Its nothing more than typical Saffa journalist whinging. You don't see any of the Saffa posters here making a big issue of it. That's because most of them post commonsense. Indeed, the Springbok management have had plenty of opportunity to complain, and save been silent. Its just the Sports Jocks at SuperSport stirring the pot trying to make excuses for a side that lost their way in the last 10 min, just like they did against Australia.
This issue has generated a fair bit of discussion the referee's forum. Even that forum's rabid anti-NZ/All Black hating Muppet has said he thought it was OK. There is one referee there (an English one) who believes McCaw was only 1m away when the ball was thrown in. I have emphatically refuted that as follows...
[TEXTAREA]I reject any contention that McCaw was only 1m from the line-out, and that he moved toward the line-out before the ball was thrown, and here is the proof that he was in fact legally positioned
►The line-out (therefore LoT) was on the 5m line
► The line-out players are required to be 0.5m from the LoT therefore McCaw was required to be positioned 2m beyond them, at 2.5m from the LoT
KEY
► the red vertical markers are at 2.5m intervals as measured from the goal line
► the red line parallel to the 5m line is 2.5m from it. McCaw was required to be standing at least this far from the LoT
► the yellow marker is 1.5m from the LoT (1m from the lineout). Some claim that McCaw was this close.
* These measurements and marks are positionally corrected for perspective distortion.
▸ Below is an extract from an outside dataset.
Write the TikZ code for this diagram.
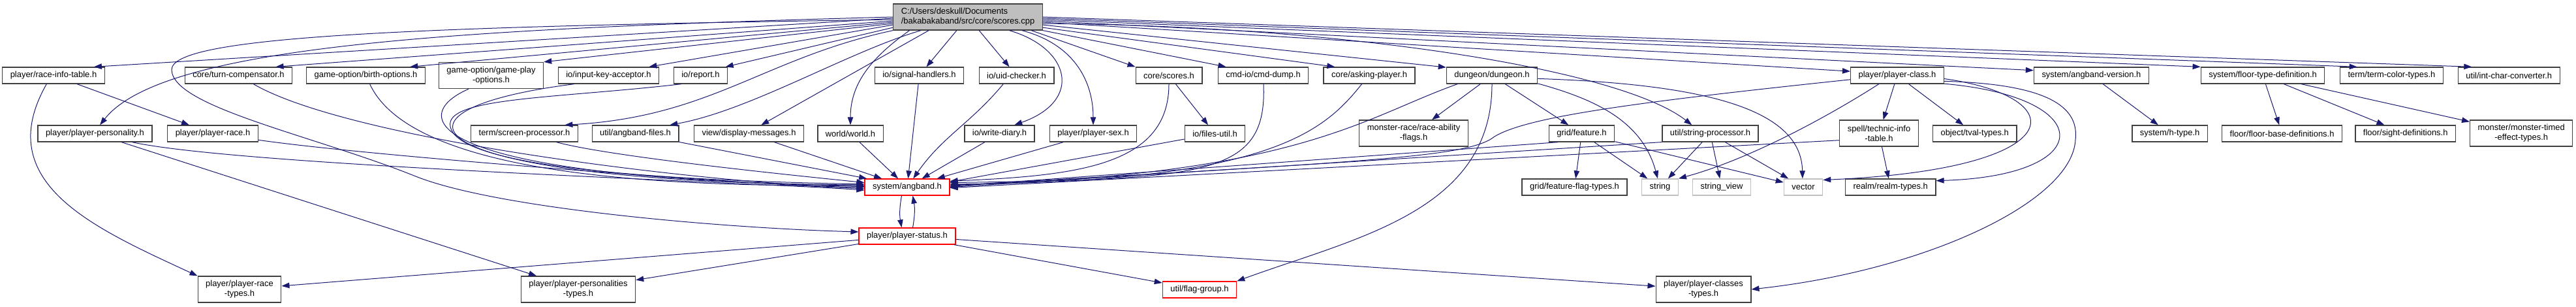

At the beginning of the throwing action
During the throwing action
Fractionally after the ball has left the thrower's hands
The three images span a time of less than 0.3 of a second!!
McCaw can be seen to be CLEARLY beyond the 2.5m line (and therefore beyond 2m from the line-out). He is certainly not as close as 1.5m from the LoT (1m from the lineout) as some have claimed.
McCaw does move as the ball is thrown,
but he is moving parallel to LoT in order to position himself in line with the gap. I see nothing in Law that says the receiver must remain still or cannot move along parallel to the Lot before the ball is thrown so long as he remains between the 5m and 15m lines.
This is pretty conclusive.
The only other argument is that Kieran Read jumps marginally before the ball leaves the thrower's hands, but this is immaterial since the ball wasn't thrown to him, and in any case, if you look at the other 19 line-outs in this match, in all but three of them, the jumper went up early, most by a lot more than Read's jump.
NOTE: For those who think I have gone to a lot of trouble to prove a point, don't fret. I do this sort of thing for a living. This took me less than 10 minutes to do; it was mere ducksoup (typing the post look longer).
I also do this sort of stuff regularly on skeptics forums, debunking the conspiracy theorist nut-jobs who claim the Apollo moon landings were faked (dual light sources, non-parallel shadows etc). Debunking rabid journalists and blog jockeys is a breeze by comparison.